## Exercise objective
Take each line containing the word "with" and copy it.

## Working data
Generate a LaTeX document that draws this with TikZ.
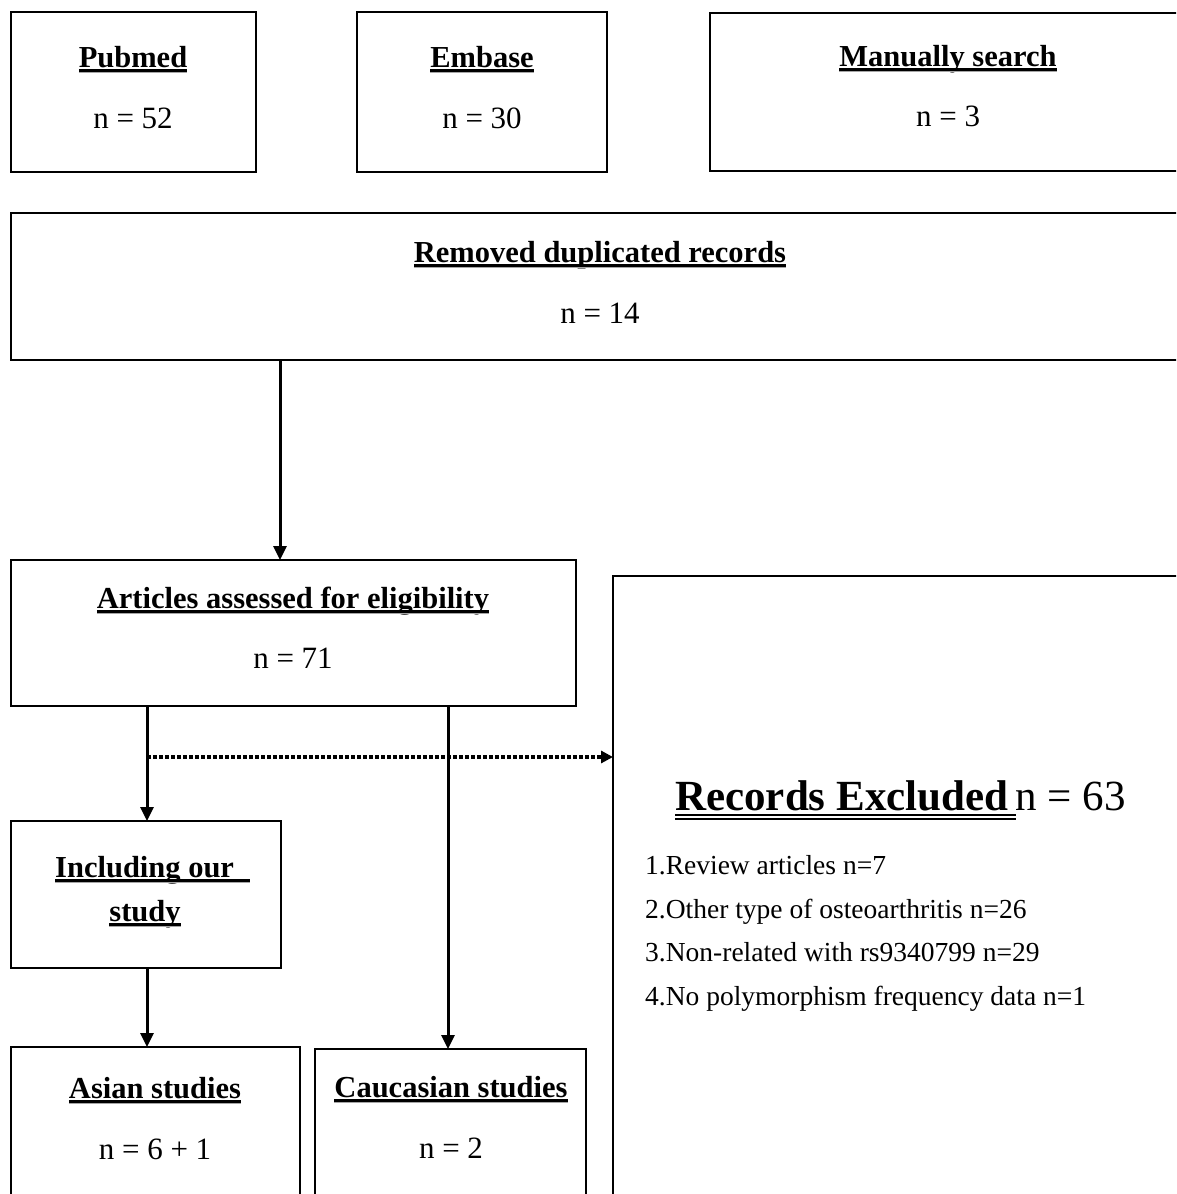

==

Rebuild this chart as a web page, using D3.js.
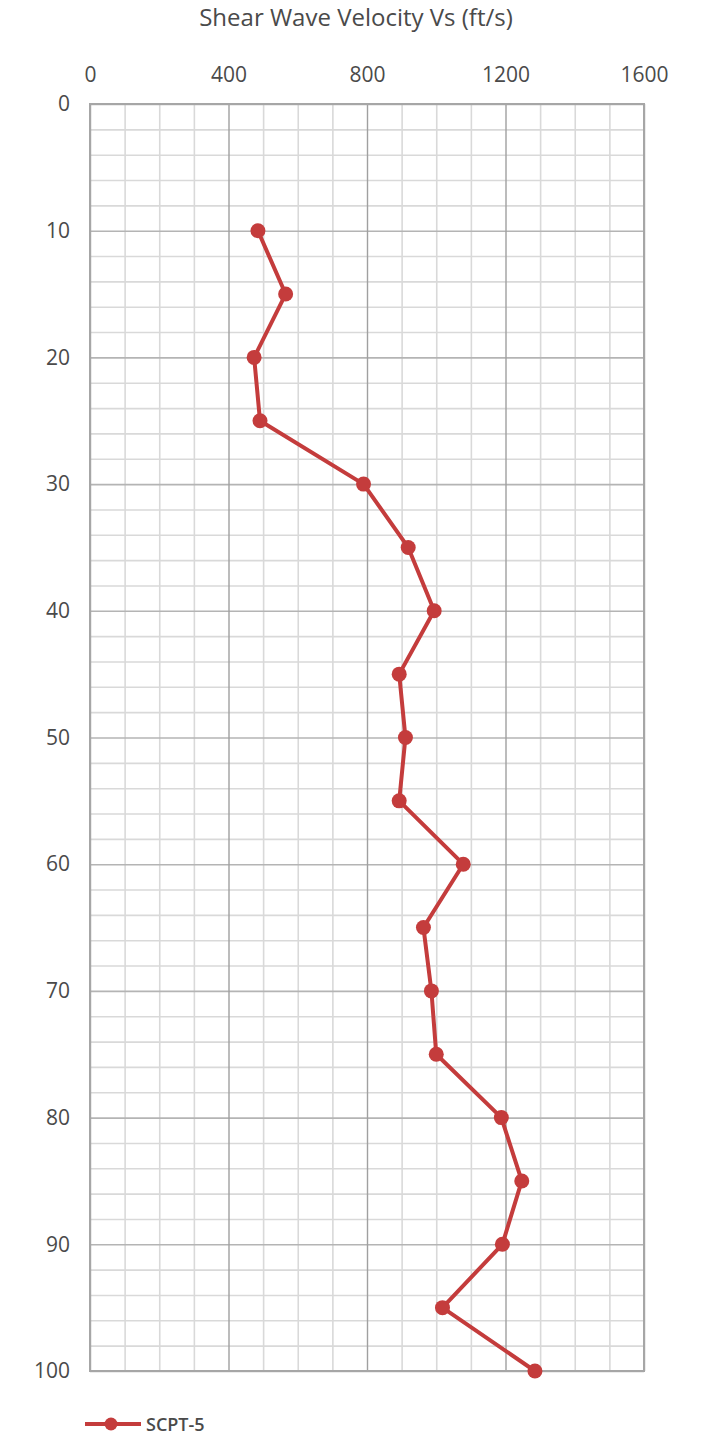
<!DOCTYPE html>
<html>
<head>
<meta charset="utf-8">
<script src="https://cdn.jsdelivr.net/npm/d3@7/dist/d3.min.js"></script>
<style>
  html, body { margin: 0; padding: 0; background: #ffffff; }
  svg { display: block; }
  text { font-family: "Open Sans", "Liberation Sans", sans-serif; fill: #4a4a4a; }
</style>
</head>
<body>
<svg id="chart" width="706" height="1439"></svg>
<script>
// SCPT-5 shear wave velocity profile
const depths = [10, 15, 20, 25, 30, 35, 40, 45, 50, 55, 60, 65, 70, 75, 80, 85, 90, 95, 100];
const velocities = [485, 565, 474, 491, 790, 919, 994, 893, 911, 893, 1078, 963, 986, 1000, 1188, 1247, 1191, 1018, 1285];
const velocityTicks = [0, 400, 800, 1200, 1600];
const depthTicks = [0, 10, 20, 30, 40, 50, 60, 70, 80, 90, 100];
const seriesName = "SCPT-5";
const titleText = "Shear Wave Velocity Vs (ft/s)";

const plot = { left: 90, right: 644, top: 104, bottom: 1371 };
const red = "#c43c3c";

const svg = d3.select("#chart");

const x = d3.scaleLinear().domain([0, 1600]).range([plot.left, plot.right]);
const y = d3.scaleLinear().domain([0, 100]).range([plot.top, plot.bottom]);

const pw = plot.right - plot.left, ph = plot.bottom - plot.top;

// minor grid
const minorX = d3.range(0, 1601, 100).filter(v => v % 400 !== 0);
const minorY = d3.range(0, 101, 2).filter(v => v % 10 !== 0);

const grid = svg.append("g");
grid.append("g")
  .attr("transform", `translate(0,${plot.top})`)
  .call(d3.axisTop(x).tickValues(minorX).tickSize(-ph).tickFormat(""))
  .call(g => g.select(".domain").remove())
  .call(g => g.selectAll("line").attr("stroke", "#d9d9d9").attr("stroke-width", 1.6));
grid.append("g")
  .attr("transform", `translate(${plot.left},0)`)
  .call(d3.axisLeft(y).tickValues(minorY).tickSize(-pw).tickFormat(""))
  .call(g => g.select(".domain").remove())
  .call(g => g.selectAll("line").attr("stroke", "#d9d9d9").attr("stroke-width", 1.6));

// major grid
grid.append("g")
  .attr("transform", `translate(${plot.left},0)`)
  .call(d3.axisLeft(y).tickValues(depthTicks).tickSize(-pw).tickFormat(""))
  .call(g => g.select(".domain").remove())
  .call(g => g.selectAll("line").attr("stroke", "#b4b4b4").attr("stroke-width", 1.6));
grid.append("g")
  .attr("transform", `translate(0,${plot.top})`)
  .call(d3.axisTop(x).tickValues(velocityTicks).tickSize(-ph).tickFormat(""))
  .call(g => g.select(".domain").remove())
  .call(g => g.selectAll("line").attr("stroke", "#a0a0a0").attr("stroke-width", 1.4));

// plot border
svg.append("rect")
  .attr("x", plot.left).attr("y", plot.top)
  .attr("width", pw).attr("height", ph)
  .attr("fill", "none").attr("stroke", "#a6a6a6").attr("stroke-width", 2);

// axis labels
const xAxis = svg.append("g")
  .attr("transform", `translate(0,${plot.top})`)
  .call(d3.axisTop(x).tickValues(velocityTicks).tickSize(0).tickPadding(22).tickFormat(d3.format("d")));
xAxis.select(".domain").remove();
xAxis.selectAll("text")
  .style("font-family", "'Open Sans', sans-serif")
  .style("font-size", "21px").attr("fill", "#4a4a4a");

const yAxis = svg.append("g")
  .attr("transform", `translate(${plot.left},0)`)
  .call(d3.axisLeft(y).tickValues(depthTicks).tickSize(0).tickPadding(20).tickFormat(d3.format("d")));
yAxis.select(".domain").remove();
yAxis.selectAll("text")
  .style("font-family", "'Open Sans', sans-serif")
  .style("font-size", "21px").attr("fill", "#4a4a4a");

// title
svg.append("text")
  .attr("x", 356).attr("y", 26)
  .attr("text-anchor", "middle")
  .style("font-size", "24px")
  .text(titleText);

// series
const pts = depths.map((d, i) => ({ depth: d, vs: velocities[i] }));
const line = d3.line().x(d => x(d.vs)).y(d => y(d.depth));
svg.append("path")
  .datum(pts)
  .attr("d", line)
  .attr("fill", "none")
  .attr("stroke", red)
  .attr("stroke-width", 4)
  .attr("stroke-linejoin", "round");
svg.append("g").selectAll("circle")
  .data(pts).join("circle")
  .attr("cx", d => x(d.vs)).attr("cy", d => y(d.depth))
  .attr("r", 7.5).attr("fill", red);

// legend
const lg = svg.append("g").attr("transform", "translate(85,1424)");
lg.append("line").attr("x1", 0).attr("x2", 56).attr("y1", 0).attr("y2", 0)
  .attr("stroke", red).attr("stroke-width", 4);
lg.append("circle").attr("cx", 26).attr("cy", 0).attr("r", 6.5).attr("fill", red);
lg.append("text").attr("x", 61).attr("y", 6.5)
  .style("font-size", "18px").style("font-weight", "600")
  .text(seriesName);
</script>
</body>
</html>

--

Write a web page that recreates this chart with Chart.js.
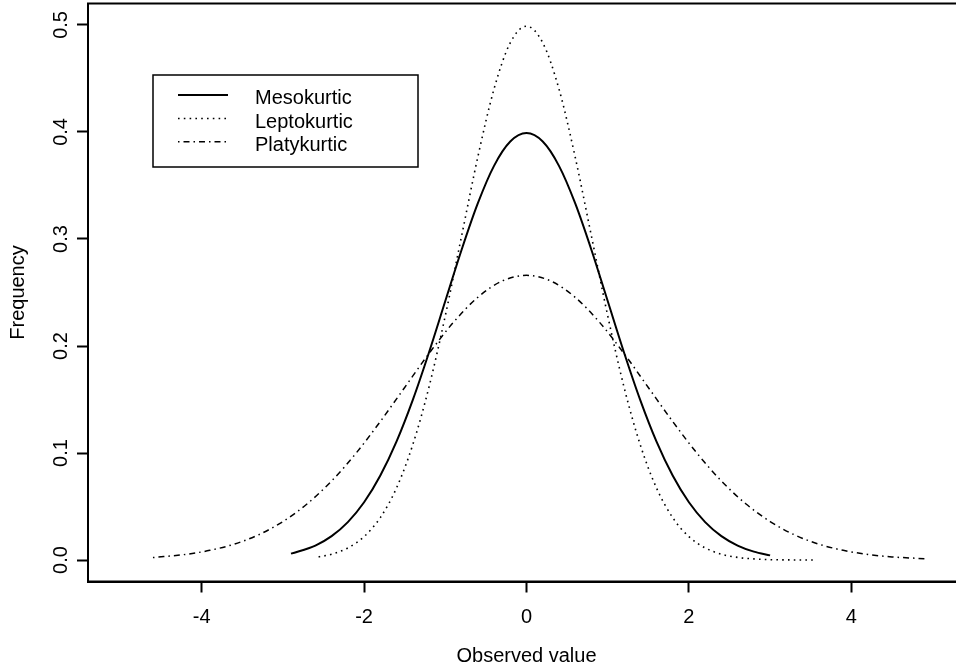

## Expected answer
Generate a LaTeX document that draws this with TikZ.
Write a web page that recreates this chart with Chart.js.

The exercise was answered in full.